Há deputados/as e senadores/as que merecem respeito e que devem participar do diálogo, mas o Congresso Nacional não é mais cenário para o diálogo consequente e salvador do Brasil. Os projetos principais e os debates que fazem lá não merecem mais o respeito da sociedade.

O cenário do diálogo deve ser montado pelas ruas, pelos auditórios das instituições acima mencionadas, pelas universidades, pelas igrejas e demais religiões, pelos campos, pelas matas e todos os recantos do País, as escolas, faculdades e universidades, sem distinção.

Há milhares de homens e mulheres de bem que são protagonistas do diálogo. FHC não é de diálogo porque é bajulador dos poderosos.

Qual deve ser o conteúdo do diálogo?

Muito do que precisa ser feito nascerá da escuta aos protagonistas, até agora não considerados pelo segundo governo Dilma. Do que disserem resultarão pressões por mudanças de rumo do governo, que deve se predispor a trocar agendas.

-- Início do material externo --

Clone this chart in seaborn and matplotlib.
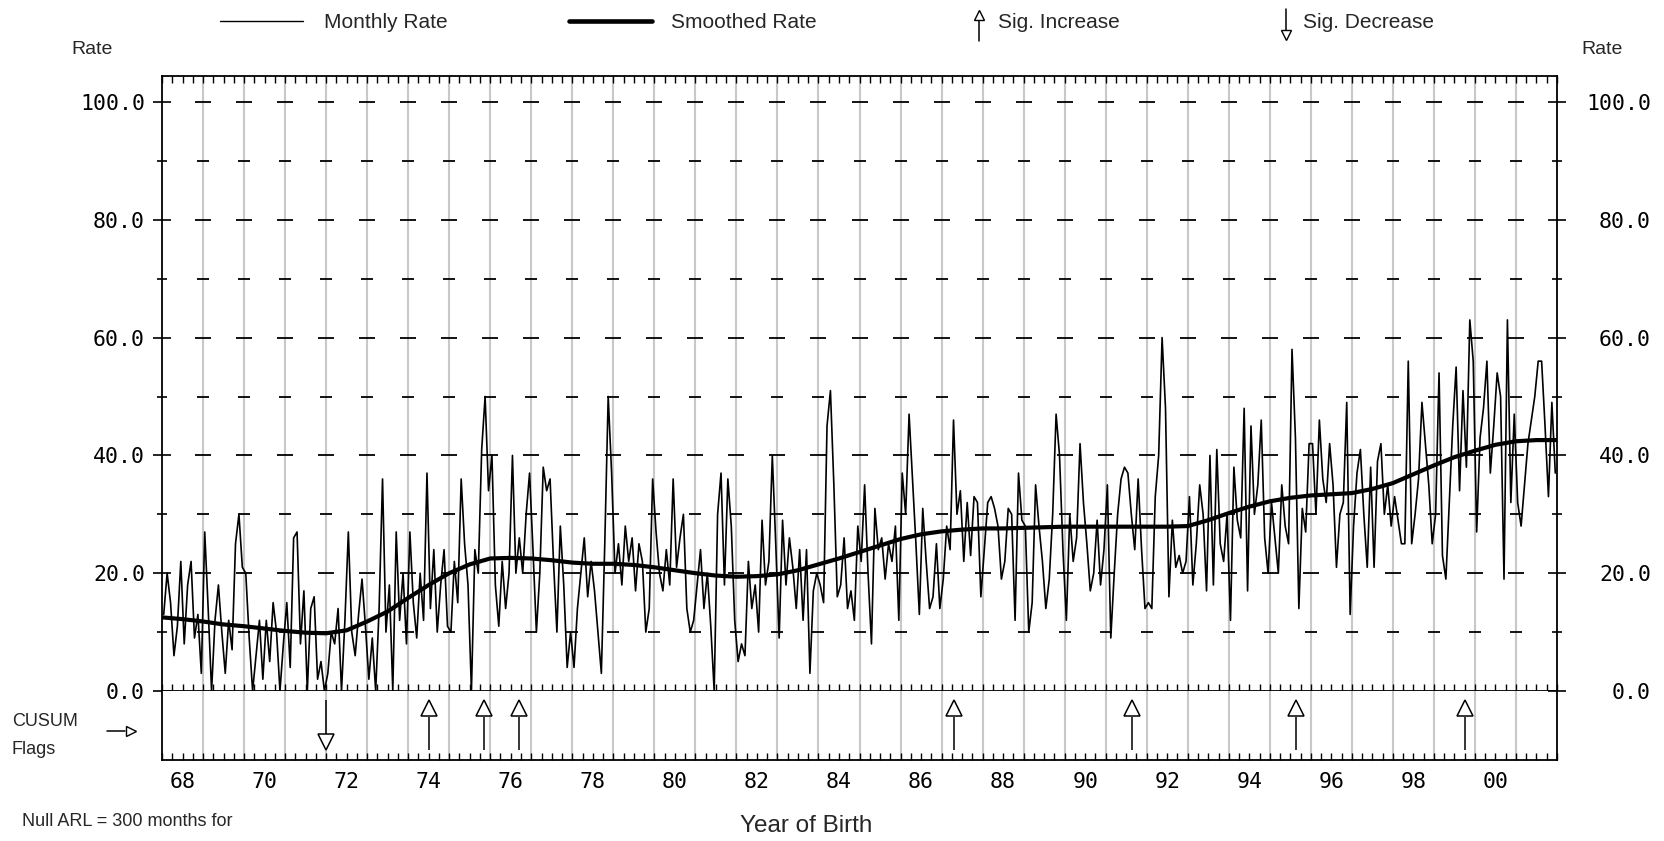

Outro canal que verterá conteúdo essencial já é apontado por grupos importantes no País. Uns o chamam de frente ampla, outros de núcleo de esquerda e outros de irmandade brasileira. O fato é que todos e todas os/as brasileiros/as de boa vontade, não golpistas e rezadores da praga do "quanto pior melhor" ou da balela "eleições limpas" devem ser chamados a formar uma ampla e irrestrita frente de defesa do Brasil com soberania, com democracia mais profunda, com reformas, com empregos, com afirmação das empresas nacionais, com renda, com direitos, distribuição de riquezas e defesa da Petrobras contra a corrupção e sua entrega à máfia internacional e suas pontas de lanças nacionais.

Esses são os protagonistas, esses são os espaços e daí nascerá a proposta mais plena do que todos os brasileiros precisamos para salvar a governabilidade para a maioria, prezado presidente Luiz Inácio Lula da Silva.

O senhor tem toda a autoridade, honradez e carisma capazes de nos unir a todos em tornos desse diálogo.